Interpelacja posła Artura Szałabawki jest dostępna na sejmowych stronach internetowych. W rozmowie z portalem wSzczecinie.pl polityk jasno i kategorycznie sprzeciwia się obecności na ulicach miasta maszyn vendingowych oferujących produkty konopne.

– To działanie podprogowe na młodzież i akcja, która ma na celu oswajanie z marihuaną. Powolne przyzwyczajanie dzieci i młodzieży do tego, że to jest „cool”. Dzieci będą tym zainteresowane i będą później próbować marihuanę, a może potem być to za mało i zaczną sięgać po narkotyki. Wiele lat pracowałem w stowarzyszeniu, które zajmowało się promocją walki z narkomanią i dlatego wiem jak to działa. Złe jest udawanie, że nic się nie dzieje – mówi poseł Artur Szałabawka z Prawa i Sprawiedliwości.

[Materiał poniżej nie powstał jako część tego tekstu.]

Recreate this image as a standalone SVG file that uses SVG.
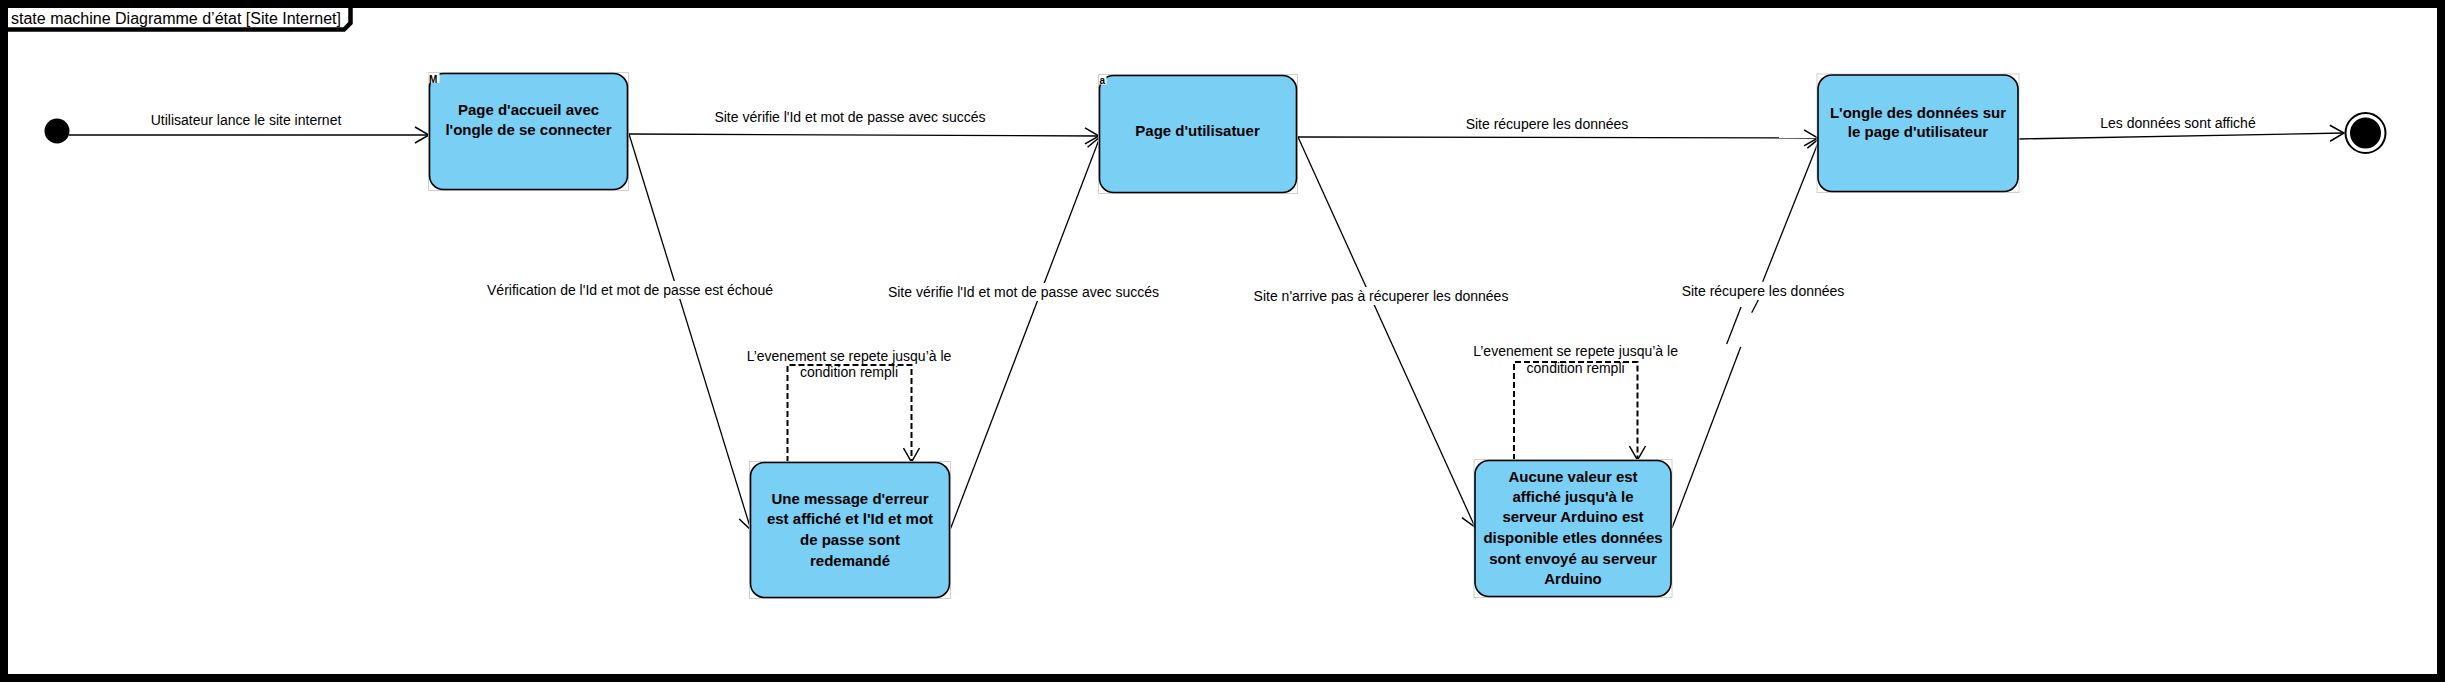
<svg xmlns="http://www.w3.org/2000/svg" width="2445" height="682" viewBox="0 0 2445 682">
<style>
.frame{fill:#fff;stroke:#000;stroke-width:8}
.tab{fill:none;stroke:#000;stroke-width:4.5}
.title{font-family:"Liberation Sans",Arial,sans-serif;font-size:16px;fill:#000}
.node{fill:#7acff5;stroke:#000;stroke-width:1.6}
.bound{fill:none;stroke:#cfcfcf;stroke-width:1}
.nt{font-family:"Liberation Sans",Arial,sans-serif;font-size:15px;font-weight:bold;fill:#000;text-anchor:middle}
.lbl{font-family:"Liberation Sans",Arial,sans-serif;font-size:14px;fill:#000;text-anchor:middle}
.edge{fill:none;stroke:#000;stroke-width:1.3}
.loop{fill:none;stroke:#000;stroke-width:2;stroke-dasharray:6 3}
.bg{fill:#fff}
.ico{font-family:"Liberation Sans",Arial,sans-serif;font-size:10px;font-weight:bold;fill:#000}
</style>
<defs>
<marker id="arr" markerUnits="userSpaceOnUse" markerWidth="16" markerHeight="18" viewBox="0 0 16 18" refX="15" refY="9" orient="auto">
<path d="M1,1 L15,9 L1,17" fill="none" stroke="#000" stroke-width="1.5"/>
</marker>
</defs>
<rect class="frame" x="4" y="4" width="2437" height="674"/>
<g id="title">
<text class="title" x="11" y="24">state machine Diagramme d’état [Site Internet]</text>
<path class="tab" d="M8,29.5 L344,29.5 L350.5,23 L350.5,8"/>
</g>
<g id="connectors">
<line class="edge" x1="69" y1="135" x2="429" y2="135" marker-end="url(#arr)"/>
<line class="edge" x1="629" y1="134" x2="1099" y2="136" marker-end="url(#arr)"/>
<line class="edge" x1="629" y1="134" x2="751" y2="530" marker-end="url(#arr)"/>
<line class="edge" x1="950" y1="530" x2="1100" y2="137" marker-end="url(#arr)"/>
<line class="edge" x1="1298" y1="137" x2="1818" y2="138" marker-end="url(#arr)"/>
<line class="edge" x1="1298" y1="137" x2="1475" y2="527" marker-end="url(#arr)"/>
<line class="edge" x1="1672" y1="528" x2="1740.7" y2="347"/>
<line class="edge" x1="1751.7" y1="312.7" x2="1758.3" y2="300"/>
<line class="edge" x1="1741" y1="307" x2="1726.7" y2="344"/>
<line class="edge" x1="1762.7" y1="281.7" x2="1820" y2="138" marker-end="url(#arr)"/>
<line class="edge" x1="2019" y1="139" x2="2344" y2="133" marker-end="url(#arr)"/>
<path class="loop" d="M787.5,462 V365 H911.5 V462" marker-end="url(#arr)"/>
<path class="loop" d="M1514,460 V362 H1637.5 V460" marker-end="url(#arr)"/>
</g>
<g id="labels">
<text class="lbl" x="246" y="125">Utilisateur lance le site internet</text>
<text class="lbl" x="850" y="122">Site vérifie l'Id et mot de passe avec succés</text>
<text class="lbl" x="1547" y="129">Site récupere les données</text>
<text class="lbl" x="2178" y="128">Les données sont affiché</text>
<rect class="bg" x="484" y="281" width="292" height="18"/>
<text class="lbl" x="630" y="295">Vérification de l'Id et mot de passe est échoué</text>
<rect class="bg" x="885" y="283" width="277" height="18"/>
<text class="lbl" x="1023.5" y="297">Site vérifie l'Id et mot de passe avec succés</text>
<rect class="bg" x="1250" y="287" width="262" height="18"/>
<text class="lbl" x="1381" y="301">Site n'arrive pas à récuperer les données</text>
<text class="lbl" x="1763" y="296">Site récupere les données</text>
<text class="lbl" x="849" y="361">L’evenement se repete jusqu’à le</text>
<text class="lbl" x="849" y="377">condition rempli</text>
<text class="lbl" x="1575.6" y="356">L’evenement se repete jusqu’à le</text>
<text class="lbl" x="1575.6" y="373">condition rempli</text>
</g>
<g id="initial">
<circle cx="57" cy="131" r="12.5" fill="#000"/>
</g>
<g id="n-accueil">
<rect class="bound" x="428.5" y="72.5" width="200" height="118"/>
<rect class="node" x="429.5" y="73.5" width="198" height="116" rx="14"/>
<rect x="428.5" y="73" width="11" height="10" fill="#fff"/>
<text class="ico" x="429" y="82.5">M</text>
<text class="nt" x="528.5" y="115">Page d'accueil avec</text>
<text class="nt" x="528.5" y="135">l'ongle de se connecter</text>
</g>
<g id="n-utilisateur">
<rect class="bound" x="1098.5" y="74.5" width="199" height="119"/>
<rect class="node" x="1099.5" y="75.5" width="197" height="117" rx="14"/>
<rect x="1099.5" y="76.5" width="7" height="8" fill="#fff"/>
<text class="ico" x="1099.5" y="84" font-size="10">a</text>
<text class="nt" x="1197.5" y="136">Page d'utilisatuer</text>
</g>
<g id="n-donnees">
<rect class="bound" x="1817" y="74" width="202" height="118.5"/>
<rect class="node" x="1818" y="75" width="200" height="116.5" rx="14"/>
<text class="nt" x="1918" y="118">L'ongle des données sur</text>
<text class="nt" x="1918" y="137">le page d'utilisateur</text>
</g>
<g id="n-erreur">
<rect class="bound" x="749.5" y="461.5" width="201" height="137"/>
<rect class="node" x="750.5" y="462.5" width="199" height="135" rx="14"/>
<text class="nt" x="850" y="504">Une message d'erreur</text>
<text class="nt" x="850" y="524">est affiché et l'Id et mot</text>
<text class="nt" x="850" y="545">de passe sont</text>
<text class="nt" x="850" y="566">redemandé</text>
</g>
<g id="n-aucune">
<rect class="bound" x="1474" y="459.5" width="198" height="138"/>
<rect class="node" x="1475" y="460.5" width="196" height="136" rx="14"/>
<text class="nt" x="1573" y="482">Aucune valeur est</text>
<text class="nt" x="1573" y="502">affiché jusqu'à le</text>
<text class="nt" x="1573" y="522">serveur Arduino est</text>
<text class="nt" x="1573" y="543">disponible etles données</text>
<text class="nt" x="1573" y="564">sont envoyé au serveur</text>
<text class="nt" x="1573" y="584">Arduino</text>
</g>
<g id="final">
<circle cx="2365.5" cy="133" r="20" fill="#fff" stroke="#000" stroke-width="2"/>
<circle cx="2365.5" cy="133" r="15.5" fill="#000"/>
</g>
</svg>
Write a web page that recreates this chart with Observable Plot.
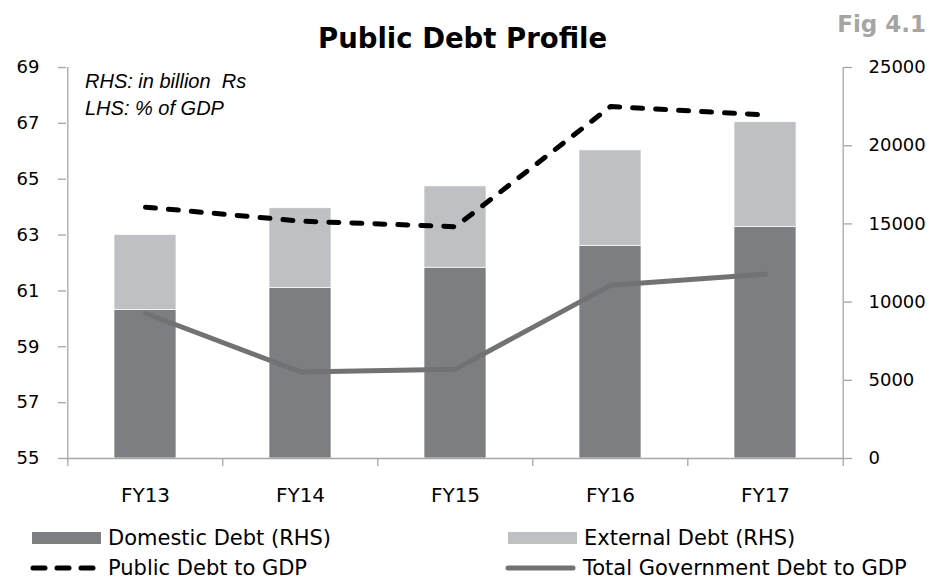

Parlamentarzysta przyznaje, że oczekuje odpowiednich reakcji Ministerstwa Zdrowia oraz Ministerstwa Spraw Wewnętrznych i Administracji.

Na szczeblu samorządowym sprawą zajął się radny Krzysztof Romianowski, który napisał w tej sprawie interpelacę do władz miasta.

„Jako radny, ale przede wszystkim rodzic, proszę o szczegółową informację, ile takich automatów zlokalizowanych jest w pobliżu szkół podstawowych, średnich, klubów sportowych, domów kultury i świetlic środowiskowych w odległości mniejszej niż 1000 m?”, pyta Romianowski.

Właściciel „konopnych maszyn”: to nie są środki halucynogenne

Temat „konopnych maszyn” poruszaliśmy na łamach portalu wSzczecinie.pl kilka tygodni temu. Ich właściciel stawia sprawę jasno: to nie są narkotyki, tylko produkty pochodne konopi. Według niego nie stanowią żadnego zagrożenia dla młodzieży i konsumentów.

– To nie są żadne środki halucynogenne. To są konopie włókniste, a u nas w państwie za narkotyk uznawane są konopie indyjskie. To zamieszanie wynika z niewiedzy społeczeństwa. W całym kraju stawiamy te automaty i są regiony, w których nie budzi to żadnych kontrowersji. W tych automatach są maści, herbatki konopne, olejki. Kontrowersje może budzić susz konopny do bezdymnej inhalacji, ktoś może to skręcić i zapalić, ale z herbaty z marketu też można zrobić skręta – mówi Mateusz Pisarski, właściciel automaów.

W Szczecinie znajdziemy kilka takich maszyn m.in. przy ul. Chopina czy Mieszka I.